I completely miss the point of “How It’s Made.”  Probably because I don’t care how things are made.  I don’t have curiosity about things like that; it’s just not how my brain is wired.  So when I’m forced to watch it, I focus on the people doing the work.  I worry about them.  I see one who has the worst job ever, and then I see another one that’s even worse.  It all looks so BORING and TEDIOUS.  It makes me want to launch a sociological discussion about these jobs and their impact on “the worker,” as the narrator invariably refers to, well, the workers.
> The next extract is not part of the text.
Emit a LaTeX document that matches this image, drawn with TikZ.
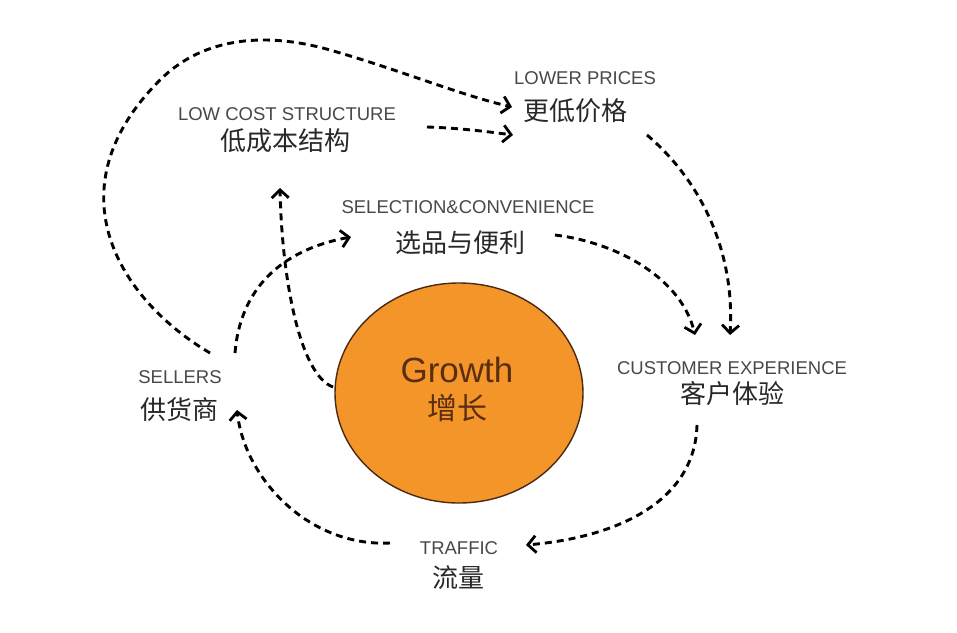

At the end of a long work day, I can’t handle this kind of deep thought and Hubs isn’t trying to have a meaningful conversation about “the workers.”  He doesn’t want to discuss the long-term impact of endless hammock making.  He doesn’t care about how dry her hands might get.  He’s more interested in her hammock skills.  It’s frustrating for both of us.  I don’t need that kind of tension.  Sometimes, I need some good, old-fashioned drivel, which has led to our new routine when he turns on “How It’s Made.”  The intro music is immediately followed by a bone-chilling shriek accompanied by a race to the remote control.

Lately, we’ve seen a lot of Brady Bunch reruns.